(PROBLEM TO WORK ON)
Reproduce exactly the lines below, from the first through the one containing "return r.translate(str.maketrans('()', ')('))", and nothing more.

'''

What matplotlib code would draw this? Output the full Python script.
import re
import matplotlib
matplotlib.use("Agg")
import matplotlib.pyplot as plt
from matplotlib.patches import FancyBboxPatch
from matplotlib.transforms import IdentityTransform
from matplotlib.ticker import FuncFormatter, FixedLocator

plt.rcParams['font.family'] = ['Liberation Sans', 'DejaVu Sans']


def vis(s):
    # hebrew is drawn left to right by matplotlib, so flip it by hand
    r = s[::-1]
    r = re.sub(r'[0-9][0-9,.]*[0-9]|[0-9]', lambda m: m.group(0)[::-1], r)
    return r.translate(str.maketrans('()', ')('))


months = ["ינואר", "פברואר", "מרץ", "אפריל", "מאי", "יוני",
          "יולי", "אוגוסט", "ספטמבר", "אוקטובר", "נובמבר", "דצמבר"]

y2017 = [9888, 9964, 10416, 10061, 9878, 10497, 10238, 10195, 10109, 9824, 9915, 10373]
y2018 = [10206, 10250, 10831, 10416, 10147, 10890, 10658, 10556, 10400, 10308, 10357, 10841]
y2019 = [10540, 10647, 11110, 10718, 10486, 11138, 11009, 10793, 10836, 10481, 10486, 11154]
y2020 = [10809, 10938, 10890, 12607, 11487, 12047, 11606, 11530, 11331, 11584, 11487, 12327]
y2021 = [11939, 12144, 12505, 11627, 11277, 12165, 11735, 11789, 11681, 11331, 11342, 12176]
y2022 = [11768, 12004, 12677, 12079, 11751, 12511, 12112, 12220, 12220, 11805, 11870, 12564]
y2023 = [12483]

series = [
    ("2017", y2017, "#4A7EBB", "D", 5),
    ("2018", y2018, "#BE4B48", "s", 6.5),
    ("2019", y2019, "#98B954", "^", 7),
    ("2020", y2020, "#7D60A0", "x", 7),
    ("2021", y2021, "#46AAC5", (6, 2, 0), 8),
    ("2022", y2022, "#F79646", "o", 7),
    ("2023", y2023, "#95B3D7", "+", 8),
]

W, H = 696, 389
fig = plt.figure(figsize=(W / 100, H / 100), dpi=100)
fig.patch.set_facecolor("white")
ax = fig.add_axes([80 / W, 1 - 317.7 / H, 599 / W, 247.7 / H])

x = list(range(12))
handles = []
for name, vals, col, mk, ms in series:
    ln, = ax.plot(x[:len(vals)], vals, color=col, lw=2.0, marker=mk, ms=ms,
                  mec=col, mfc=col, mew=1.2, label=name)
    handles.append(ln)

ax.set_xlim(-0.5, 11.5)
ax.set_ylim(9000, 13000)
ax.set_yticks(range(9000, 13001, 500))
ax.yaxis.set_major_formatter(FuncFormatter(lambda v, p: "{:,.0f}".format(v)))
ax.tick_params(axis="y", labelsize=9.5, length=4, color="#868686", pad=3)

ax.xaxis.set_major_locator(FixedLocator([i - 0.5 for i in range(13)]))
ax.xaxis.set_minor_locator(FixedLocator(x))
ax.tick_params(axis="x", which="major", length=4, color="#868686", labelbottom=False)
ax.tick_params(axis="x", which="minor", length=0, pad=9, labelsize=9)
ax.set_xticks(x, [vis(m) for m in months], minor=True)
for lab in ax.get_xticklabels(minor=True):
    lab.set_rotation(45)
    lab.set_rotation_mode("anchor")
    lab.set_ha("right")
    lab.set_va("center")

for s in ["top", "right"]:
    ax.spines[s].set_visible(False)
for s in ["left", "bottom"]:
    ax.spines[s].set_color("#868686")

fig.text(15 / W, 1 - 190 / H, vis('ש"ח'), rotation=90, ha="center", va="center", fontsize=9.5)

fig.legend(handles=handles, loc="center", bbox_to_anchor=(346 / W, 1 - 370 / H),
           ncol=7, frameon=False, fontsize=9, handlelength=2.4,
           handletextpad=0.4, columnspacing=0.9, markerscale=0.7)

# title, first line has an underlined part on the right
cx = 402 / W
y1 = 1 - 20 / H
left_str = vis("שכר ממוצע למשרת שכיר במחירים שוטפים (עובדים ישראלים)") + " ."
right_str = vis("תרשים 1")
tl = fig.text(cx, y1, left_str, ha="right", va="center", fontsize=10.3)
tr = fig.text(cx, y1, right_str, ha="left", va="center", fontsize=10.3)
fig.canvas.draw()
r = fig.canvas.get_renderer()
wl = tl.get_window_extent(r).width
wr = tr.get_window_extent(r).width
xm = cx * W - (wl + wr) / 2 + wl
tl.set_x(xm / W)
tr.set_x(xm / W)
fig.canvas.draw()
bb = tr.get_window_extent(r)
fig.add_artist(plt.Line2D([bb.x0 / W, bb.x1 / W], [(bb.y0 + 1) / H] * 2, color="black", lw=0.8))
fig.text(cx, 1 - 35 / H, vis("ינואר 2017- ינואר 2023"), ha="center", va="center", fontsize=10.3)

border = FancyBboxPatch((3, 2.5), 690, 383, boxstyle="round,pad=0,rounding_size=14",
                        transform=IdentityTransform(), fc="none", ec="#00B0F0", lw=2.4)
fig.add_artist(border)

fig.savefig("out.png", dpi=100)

'''

(RESULT OF THIS TASK)
What matplotlib code would draw this? Output the full Python script.
import re
import matplotlib
matplotlib.use("Agg")
import matplotlib.pyplot as plt
from matplotlib.patches import FancyBboxPatch
from matplotlib.transforms import IdentityTransform
from matplotlib.ticker import FuncFormatter, FixedLocator

plt.rcParams['font.family'] = ['Liberation Sans', 'DejaVu Sans']


def vis(s):
    # hebrew is drawn left to right by matplotlib, so flip it by hand
    r = s[::-1]
    r = re.sub(r'[0-9][0-9,.]*[0-9]|[0-9]', lambda m: m.group(0)[::-1], r)
    return r.translate(str.maketrans('()', ')('))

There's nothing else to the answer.